The 10 kilometre ‘walks’ with friends are a thing of the past, as are the home weights and sourdough kits.

In fact, all of the once very real hobbies and self-improvement regime are completely out the window, as Australians return to the daily grind.

The disposable money that was once pooled from a clear social calendar and JobKeeper payments, has been eviscerated by by a cost of living crisis.

This means no more extravagant online purchases, no more 12-hour experiments in the kitchen, and no more uninterrupted home fitness regimes.

However, there is one last reminder of those solitary years that lives on – in the laundrys and garages of many delusional middle class Australians.

The Peloton Bike.

Once a beacon of hope in the face of uncertain times, this piece of stationary exercise equipment was meant to be the ticket to a perfect physique and long-life, with tens of thousands of Australians creating year-long backlogs of orders as a result of vain fantasies that they would spend two hours a day on the damn thing.

However, in most cases, that was never to be.

This can be blamed on the fact that the initial lockdowns had already ended by the time the bike arrived, compounded by that scary scene in the Sex & The City reboot where Mr Big suffered a fatal heart attack in the throes of Pelotonising himself into a sweaty dead corpse.

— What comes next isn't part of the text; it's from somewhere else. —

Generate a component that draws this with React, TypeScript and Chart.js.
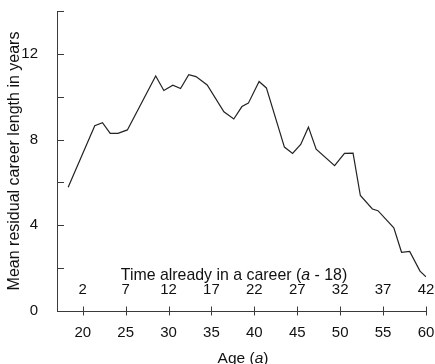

However, even during the subsequent 2021 lockdowns, this revolutionary piece of media-infused fitness technology never got a start.

To this day, it now serves as nothing more than a clothing rack for dirty and drying laundry – while still charging the owners 44 bucks a month for all of the cool virtual road journeys that have never been explored.

In fact, the lockdown-era Peloton Bike is almost at the point where the monthly payments match the initial $1500 purchase.

But still, it lives on. As do the dreams of the yet-to-be actioned winter shred.